Echoes of 2008?
Weekly market view from New Oak Risk Advisory & Financial Services
“The Federal Reserve 2014 annual stress scenarios points to concerns in valuation of certain assets including debt and equities,” says Ron D’Vari, CEO and Co-founder of NewOak Capital.
This Federal Reserve expansion announcement of their stress testing program from 18 large banks to 30 banks was not a surprise. The additional 12 banks will be subject to capital adequacy review for the very first time. Its purpose is to continue to lead banks to improve their risk management program as well as their capital base to avoid another financial crisis. However, the 2014 scenarios represent the most dire economic shocks resembling the 2008 bubble burst.
Concentrated counterparty risks has been a concern highlighted in the 2014 annual stress tests. The top six banks need to show they can withstand a sudden default by one of their largest counterparties. This combined with Dodd Frank rules will incentify banks to use more and more cleared derivative instruments and penalize non-cleared derivative transactions.
QE liquidity drying up
The Fed’s “severely adverse” scenario specifies an unemployment rate of 11.25%, 25% slide in the U.S. Home Prices, and stocks dropping by 50% while imposing a Euro area back into recession and Asian developing countries experience a sharp slowdown. The housing price shock is a concern of Federal Reserve, particularly in the areas that have recently risen sharply. The increase in the severity of housing shock combined with risk-retention will dampen the expected non-agency RMBS revival on the margin. This is partly because of a higher capital cost for the larger banks under severe scenarios as well as other compliance related costs.

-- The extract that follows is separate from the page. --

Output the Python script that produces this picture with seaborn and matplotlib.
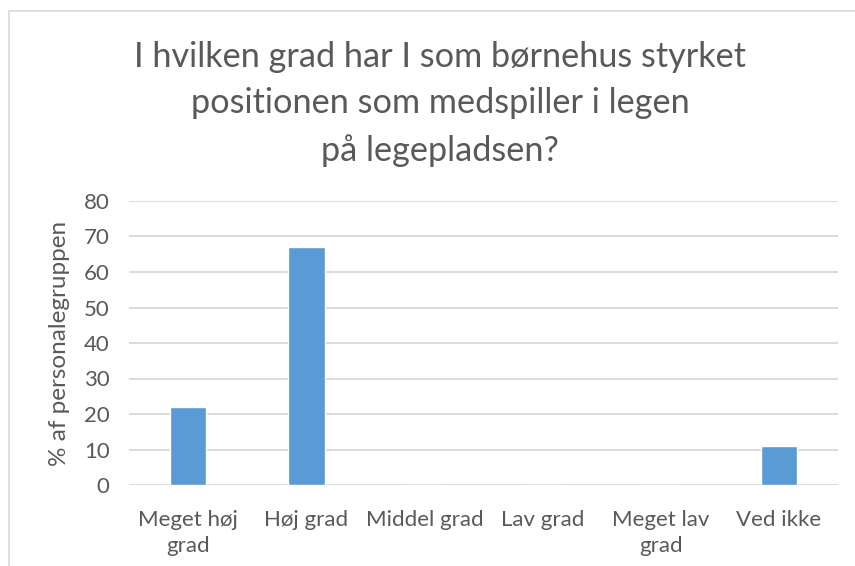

The 2014 annual test scenarios are not meant to be a base case forecast by the Federal Reserve. Yet the severity of the scenarios indicate that policy makers are becoming increasingly more concerned that their own unprecedented Quantitative Easing have indeed increased the risk of a bubble burst as the massive liquidity will be taken away. Aftershocks are known to sometimes cause more damage than primary earthquakes. Perhaps testing for strong aftershocks are finally becoming a relevant concept for financial stress testing.
The Next Big Battlefront For Banks May Be Alleged Forex Manipulation
“Banks continue to battle in court over their role in the housing bubble/collapse and are also heavily focused on sifting through the mess associated with the Libor scandal,” says James Frischling, President and Co-Founder of NewOak. “However there seems to be no shortage or limitation on the number of issues the banks can face. The next big thing is already here and involves accusations of foreign-exchange rate manipulation.”
The banks are trying to get out in front on this one and a number of them have announced their own efforts to review trading practices after regulators launched a formal investigation earlier this month. The media brought the issue of potential wrongdoing in the foreign-exchange market to light back in June.
Some $5.3 trillion is traded every day in the global foreign exchange markets so, similar to the accusations in the mortgage fight and Libor scandal, the law of large numbers applies and with it the likelihood that the many participants in these markets may get caught up in the net. The alleged wrongdoings involve collusion among some of the world’s biggest financial institutions to set prices and the front-running of client orders.
A number of banks have already suspended staffers on their currency desks as internal investigations try to keep pace with the investigations by global regulators. While all the investigations are in the early stages, the tone on both sides when commenting on the probe appears to be one of ‘cooperation’.
The foreign-exchange scandal has the potential to match the size and scale of the Libor scandal. The banks want to put these issues behind them and focus on their business. With new scandals being added to the docket, focusing on business as usual is going to prove hard to do.